--- What you are asked to do ---
From the listing that follows, extract every line and set it down unaltered.

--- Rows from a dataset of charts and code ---
◇ ◇ ◇
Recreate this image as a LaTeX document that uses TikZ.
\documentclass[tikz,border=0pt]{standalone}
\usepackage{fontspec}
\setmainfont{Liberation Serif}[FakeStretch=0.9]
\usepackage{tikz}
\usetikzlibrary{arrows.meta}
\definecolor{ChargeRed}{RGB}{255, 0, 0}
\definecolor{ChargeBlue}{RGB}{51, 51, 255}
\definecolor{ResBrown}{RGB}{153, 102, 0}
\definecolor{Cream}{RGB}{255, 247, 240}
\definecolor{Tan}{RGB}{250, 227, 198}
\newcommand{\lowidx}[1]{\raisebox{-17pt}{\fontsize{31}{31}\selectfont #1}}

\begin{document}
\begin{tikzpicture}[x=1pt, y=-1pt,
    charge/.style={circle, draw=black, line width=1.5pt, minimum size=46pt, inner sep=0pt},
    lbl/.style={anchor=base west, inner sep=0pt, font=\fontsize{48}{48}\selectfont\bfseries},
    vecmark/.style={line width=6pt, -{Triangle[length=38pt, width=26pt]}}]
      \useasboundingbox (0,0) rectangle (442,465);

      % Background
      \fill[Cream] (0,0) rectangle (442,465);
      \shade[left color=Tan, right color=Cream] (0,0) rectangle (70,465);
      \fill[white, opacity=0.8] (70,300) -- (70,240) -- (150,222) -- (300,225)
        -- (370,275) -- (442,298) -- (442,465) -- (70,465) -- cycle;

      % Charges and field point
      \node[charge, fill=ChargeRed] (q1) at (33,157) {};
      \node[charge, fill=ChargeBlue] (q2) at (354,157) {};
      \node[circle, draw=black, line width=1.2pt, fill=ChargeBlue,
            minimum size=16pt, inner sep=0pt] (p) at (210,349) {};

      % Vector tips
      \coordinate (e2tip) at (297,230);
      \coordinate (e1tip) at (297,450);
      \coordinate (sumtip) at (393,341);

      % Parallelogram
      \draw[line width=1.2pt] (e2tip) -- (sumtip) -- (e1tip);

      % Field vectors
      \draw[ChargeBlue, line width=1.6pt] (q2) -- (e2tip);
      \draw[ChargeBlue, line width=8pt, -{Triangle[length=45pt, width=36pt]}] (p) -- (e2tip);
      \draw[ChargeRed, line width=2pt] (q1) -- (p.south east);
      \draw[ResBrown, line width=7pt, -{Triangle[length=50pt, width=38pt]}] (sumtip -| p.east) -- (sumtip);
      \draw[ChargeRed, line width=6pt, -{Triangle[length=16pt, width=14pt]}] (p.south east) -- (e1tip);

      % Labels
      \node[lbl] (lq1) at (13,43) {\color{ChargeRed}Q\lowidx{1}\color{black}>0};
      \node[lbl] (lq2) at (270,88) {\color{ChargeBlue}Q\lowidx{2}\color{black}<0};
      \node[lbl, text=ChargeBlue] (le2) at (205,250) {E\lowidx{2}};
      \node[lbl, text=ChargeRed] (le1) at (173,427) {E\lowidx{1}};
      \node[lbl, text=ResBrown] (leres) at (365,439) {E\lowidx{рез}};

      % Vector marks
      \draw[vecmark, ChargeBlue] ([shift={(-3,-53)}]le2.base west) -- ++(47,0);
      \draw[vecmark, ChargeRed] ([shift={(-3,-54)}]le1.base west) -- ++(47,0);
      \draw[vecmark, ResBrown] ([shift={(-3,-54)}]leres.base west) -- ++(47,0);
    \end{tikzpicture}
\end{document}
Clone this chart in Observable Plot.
◇ ◇ ◇
--- Solution to this problem ---
Recreate this image as a LaTeX document that uses TikZ.
\documentclass[tikz,border=0pt]{standalone}
\usepackage{fontspec}
\setmainfont{Liberation Serif}[FakeStretch=0.9]
\usepackage{tikz}
\usetikzlibrary{arrows.meta}
\definecolor{ChargeRed}{RGB}{255, 0, 0}
\definecolor{ChargeBlue}{RGB}{51, 51, 255}
\definecolor{ResBrown}{RGB}{153, 102, 0}
\definecolor{Cream}{RGB}{255, 247, 240}
\definecolor{Tan}{RGB}{250, 227, 198}
\newcommand{\lowidx}[1]{\raisebox{-17pt}{\fontsize{31}{31}\selectfont #1}}

\begin{document}
\begin{tikzpicture}[x=1pt, y=-1pt,
    charge/.style={circle, draw=black, line width=1.5pt, minimum size=46pt, inner sep=0pt},
    lbl/.style={anchor=base west, inner sep=0pt, font=\fontsize{48}{48}\selectfont\bfseries},
    vecmark/.style={line width=6pt, -{Triangle[length=38pt, width=26pt]}}]
      \useasboundingbox (0,0) rectangle (442,465);

      % Background
      \fill[Cream] (0,0) rectangle (442,465);
      \shade[left color=Tan, right color=Cream] (0,0) rectangle (70,465);
      \fill[white, opacity=0.8] (70,300) -- (70,240) -- (150,222) -- (300,225)
        -- (370,275) -- (442,298) -- (442,465) -- (70,465) -- cycle;

      % Charges and field point
      \node[charge, fill=ChargeRed] (q1) at (33,157) {};
      \node[charge, fill=ChargeBlue] (q2) at (354,157) {};
      \node[circle, draw=black, line width=1.2pt, fill=ChargeBlue,
            minimum size=16pt, inner sep=0pt] (p) at (210,349) {};

      % Vector tips
      \coordinate (e2tip) at (297,230);
      \coordinate (e1tip) at (297,450);
      \coordinate (sumtip) at (393,341);

      % Parallelogram
      \draw[line width=1.2pt] (e2tip) -- (sumtip) -- (e1tip);

      % Field vectors
      \draw[ChargeBlue, line width=1.6pt] (q2) -- (e2tip);
      \draw[ChargeBlue, line width=8pt, -{Triangle[length=45pt, width=36pt]}] (p) -- (e2tip);
      \draw[ChargeRed, line width=2pt] (q1) -- (p.south east);
      \draw[ResBrown, line width=7pt, -{Triangle[length=50pt, width=38pt]}] (sumtip -| p.east) -- (sumtip);
      \draw[ChargeRed, line width=6pt, -{Triangle[length=16pt, width=14pt]}] (p.south east) -- (e1tip);

      % Labels
      \node[lbl] (lq1) at (13,43) {\color{ChargeRed}Q\lowidx{1}\color{black}>0};
      \node[lbl] (lq2) at (270,88) {\color{ChargeBlue}Q\lowidx{2}\color{black}<0};
      \node[lbl, text=ChargeBlue] (le2) at (205,250) {E\lowidx{2}};
      \node[lbl, text=ChargeRed] (le1) at (173,427) {E\lowidx{1}};
      \node[lbl, text=ResBrown] (leres) at (365,439) {E\lowidx{рез}};

      % Vector marks
      \draw[vecmark, ChargeBlue] ([shift={(-3,-53)}]le2.base west) -- ++(47,0);
      \draw[vecmark, ChargeRed] ([shift={(-3,-54)}]le1.base west) -- ++(47,0);
      \draw[vecmark, ResBrown] ([shift={(-3,-54)}]leres.base west) -- ++(47,0);
    \end{tikzpicture}
\end{document}
Clone this chart in Observable Plot.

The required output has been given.